> [Provided material]:
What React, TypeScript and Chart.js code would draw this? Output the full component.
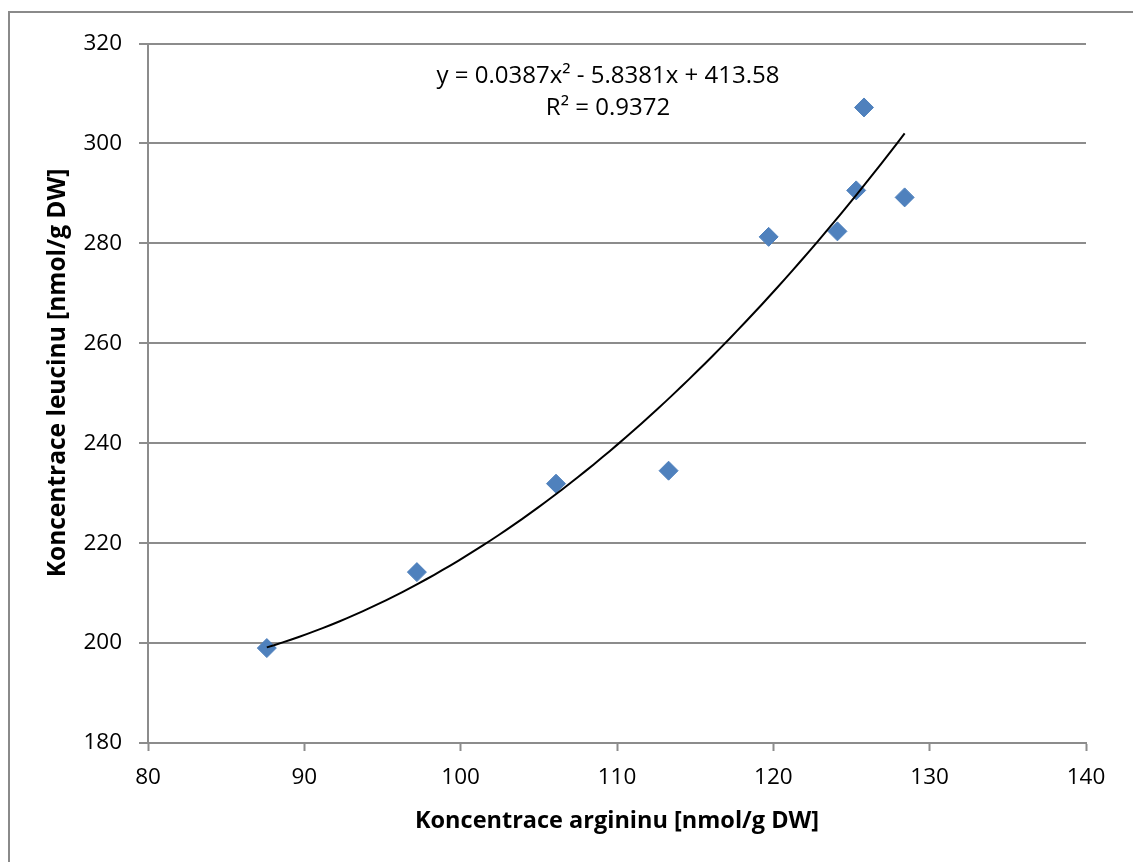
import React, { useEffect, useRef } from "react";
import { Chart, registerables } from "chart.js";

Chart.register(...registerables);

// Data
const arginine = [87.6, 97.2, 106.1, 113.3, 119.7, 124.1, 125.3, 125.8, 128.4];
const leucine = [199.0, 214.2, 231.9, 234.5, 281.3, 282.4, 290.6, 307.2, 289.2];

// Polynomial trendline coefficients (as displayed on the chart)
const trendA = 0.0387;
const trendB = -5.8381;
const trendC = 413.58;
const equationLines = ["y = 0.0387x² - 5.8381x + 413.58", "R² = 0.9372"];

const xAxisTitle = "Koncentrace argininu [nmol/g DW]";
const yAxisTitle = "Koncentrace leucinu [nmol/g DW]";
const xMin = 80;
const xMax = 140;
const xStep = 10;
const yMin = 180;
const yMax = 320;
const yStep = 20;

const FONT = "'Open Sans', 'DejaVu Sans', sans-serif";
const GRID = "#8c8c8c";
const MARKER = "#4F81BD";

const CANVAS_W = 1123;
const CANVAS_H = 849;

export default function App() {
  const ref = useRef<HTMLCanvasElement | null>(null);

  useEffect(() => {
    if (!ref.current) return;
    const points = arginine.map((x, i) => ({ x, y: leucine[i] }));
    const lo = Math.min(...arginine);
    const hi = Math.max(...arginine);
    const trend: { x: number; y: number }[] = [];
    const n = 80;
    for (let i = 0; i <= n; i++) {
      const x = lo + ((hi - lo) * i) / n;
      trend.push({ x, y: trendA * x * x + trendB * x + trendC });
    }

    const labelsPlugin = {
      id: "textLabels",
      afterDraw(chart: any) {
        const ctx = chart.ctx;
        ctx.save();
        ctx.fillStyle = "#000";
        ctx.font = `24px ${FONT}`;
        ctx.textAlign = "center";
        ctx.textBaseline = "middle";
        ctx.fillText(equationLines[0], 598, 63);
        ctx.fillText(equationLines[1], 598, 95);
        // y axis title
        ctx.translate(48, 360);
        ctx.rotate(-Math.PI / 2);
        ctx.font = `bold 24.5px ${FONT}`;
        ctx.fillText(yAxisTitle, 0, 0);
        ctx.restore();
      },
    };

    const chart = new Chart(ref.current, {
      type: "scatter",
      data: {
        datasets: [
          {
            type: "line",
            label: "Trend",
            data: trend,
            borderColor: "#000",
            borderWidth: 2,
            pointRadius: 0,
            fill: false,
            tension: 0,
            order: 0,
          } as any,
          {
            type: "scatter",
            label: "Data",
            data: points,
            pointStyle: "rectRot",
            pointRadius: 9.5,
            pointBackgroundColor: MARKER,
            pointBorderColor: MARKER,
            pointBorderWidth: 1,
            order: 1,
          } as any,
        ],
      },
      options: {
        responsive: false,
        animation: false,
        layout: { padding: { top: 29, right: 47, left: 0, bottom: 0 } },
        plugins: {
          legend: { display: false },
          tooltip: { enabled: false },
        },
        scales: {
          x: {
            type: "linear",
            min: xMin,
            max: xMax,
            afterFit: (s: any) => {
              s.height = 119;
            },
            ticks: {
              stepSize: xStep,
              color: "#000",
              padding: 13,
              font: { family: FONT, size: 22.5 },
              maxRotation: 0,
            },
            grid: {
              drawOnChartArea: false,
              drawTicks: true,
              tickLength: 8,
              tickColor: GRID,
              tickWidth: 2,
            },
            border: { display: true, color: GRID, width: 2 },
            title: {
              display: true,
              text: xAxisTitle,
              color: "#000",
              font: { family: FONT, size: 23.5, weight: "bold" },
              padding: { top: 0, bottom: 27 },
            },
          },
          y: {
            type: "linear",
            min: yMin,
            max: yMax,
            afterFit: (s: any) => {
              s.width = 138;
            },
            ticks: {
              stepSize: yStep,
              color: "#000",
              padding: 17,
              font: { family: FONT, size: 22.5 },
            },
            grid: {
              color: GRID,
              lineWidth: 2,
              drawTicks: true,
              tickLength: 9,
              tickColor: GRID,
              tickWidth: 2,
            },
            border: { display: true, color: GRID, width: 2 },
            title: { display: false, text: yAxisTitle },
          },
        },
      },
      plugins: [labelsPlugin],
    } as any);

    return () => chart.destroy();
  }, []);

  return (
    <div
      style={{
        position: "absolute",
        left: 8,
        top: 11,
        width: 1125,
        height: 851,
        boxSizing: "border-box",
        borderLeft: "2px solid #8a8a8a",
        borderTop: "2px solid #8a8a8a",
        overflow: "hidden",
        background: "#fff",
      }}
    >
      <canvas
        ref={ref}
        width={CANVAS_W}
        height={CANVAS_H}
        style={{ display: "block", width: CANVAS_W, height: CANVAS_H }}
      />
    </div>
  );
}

> [Problem requirements]:
Take the data above and repeat it exactly, leaving each picture out.

> [Task answer]:
What React, TypeScript and Chart.js code would draw this? Output the full component.
import React, { useEffect, useRef } from "react";
import { Chart, registerables } from "chart.js";

Chart.register(...registerables);

// Data
const arginine = [87.6, 97.2, 106.1, 113.3, 119.7, 124.1, 125.3, 125.8, 128.4];
const leucine = [199.0, 214.2, 231.9, 234.5, 281.3, 282.4, 290.6, 307.2, 289.2];

// Polynomial trendline coefficients (as displayed on the chart)
const trendA = 0.0387;
const trendB = -5.8381;
const trendC = 413.58;
const equationLines = ["y = 0.0387x² - 5.8381x + 413.58", "R² = 0.9372"];

const xAxisTitle = "Koncentrace argininu [nmol/g DW]";
const yAxisTitle = "Koncentrace leucinu [nmol/g DW]";
const xMin = 80;
const xMax = 140;
const xStep = 10;
const yMin = 180;
const yMax = 320;
const yStep = 20;

const FONT = "'Open Sans', 'DejaVu Sans', sans-serif";
const GRID = "#8c8c8c";
const MARKER = "#4F81BD";

const CANVAS_W = 1123;
const CANVAS_H = 849;

export default function App() {
  const ref = useRef<HTMLCanvasElement | null>(null);

  useEffect(() => {
    if (!ref.current) return;
    const points = arginine.map((x, i) => ({ x, y: leucine[i] }));
    const lo = Math.min(...arginine);
    const hi = Math.max(...arginine);
    const trend: { x: number; y: number }[] = [];
    const n = 80;
    for (let i = 0; i <= n; i++) {
      const x = lo + ((hi - lo) * i) / n;
      trend.push({ x, y: trendA * x * x + trendB * x + trendC });
    }

    const labelsPlugin = {
      id: "textLabels",
      afterDraw(chart: any) {
        const ctx = chart.ctx;
        ctx.save();
        ctx.fillStyle = "#000";
        ctx.font = `24px ${FONT}`;
        ctx.textAlign = "center";
        ctx.textBaseline = "middle";
        ctx.fillText(equationLines[0], 598, 63);
        ctx.fillText(equationLines[1], 598, 95);
        // y axis title
        ctx.translate(48, 360);
        ctx.rotate(-Math.PI / 2);
        ctx.font = `bold 24.5px ${FONT}`;
        ctx.fillText(yAxisTitle, 0, 0);
        ctx.restore();
      },
    };

    const chart = new Chart(ref.current, {
      type: "scatter",
      data: {
        datasets: [
          {
            type: "line",
            label: "Trend",
            data: trend,
            borderColor: "#000",
            borderWidth: 2,
            pointRadius: 0,
            fill: false,
            tension: 0,
            order: 0,
          } as any,
          {
            type: "scatter",
            label: "Data",
            data: points,
            pointStyle: "rectRot",
            pointRadius: 9.5,
            pointBackgroundColor: MARKER,
            pointBorderColor: MARKER,
            pointBorderWidth: 1,
            order: 1,
          } as any,
        ],
      },
      options: {
        responsive: false,
        animation: false,
        layout: { padding: { top: 29, right: 47, left: 0, bottom: 0 } },
        plugins: {
          legend: { display: false },
          tooltip: { enabled: false },
        },
        scales: {
          x: {
            type: "linear",
            min: xMin,
            max: xMax,
            afterFit: (s: any) => {
              s.height = 119;
            },
            ticks: {
              stepSize: xStep,
              color: "#000",
              padding: 13,
              font: { family: FONT, size: 22.5 },
              maxRotation: 0,
            },
            grid: {
              drawOnChartArea: false,
              drawTicks: true,
              tickLength: 8,
              tickColor: GRID,
              tickWidth: 2,
            },
            border: { display: true, color: GRID, width: 2 },
            title: {
              display: true,
              text: xAxisTitle,
              color: "#000",
              font: { family: FONT, size: 23.5, weight: "bold" },
              padding: { top: 0, bottom: 27 },
            },
          },
          y: {
            type: "linear",
            min: yMin,
            max: yMax,
            afterFit: (s: any) => {
              s.width = 138;
            },
            ticks: {
              stepSize: yStep,
              color: "#000",
              padding: 17,
              font: { family: FONT, size: 22.5 },
            },
            grid: {
              color: GRID,
              lineWidth: 2,
              drawTicks: true,
              tickLength: 9,
              tickColor: GRID,
              tickWidth: 2,
            },
            border: { display: true, color: GRID, width: 2 },
            title: { display: false, text: yAxisTitle },
          },
        },
      },
      plugins: [labelsPlugin],
    } as any);

    return () => chart.destroy();
  }, []);

  return (
    <div
      style={{
        position: "absolute",
        left: 8,
        top: 11,
        width: 1125,
        height: 851,
        boxSizing: "border-box",
        borderLeft: "2px solid #8a8a8a",
        borderTop: "2px solid #8a8a8a",
        overflow: "hidden",
        background: "#fff",
      }}
    >
      <canvas
        ref={ref}
        width={CANVAS_W}
        height={CANVAS_H}
        style={{ display: "block", width: CANVAS_W, height: CANVAS_H }}
      />
    </div>
  );
}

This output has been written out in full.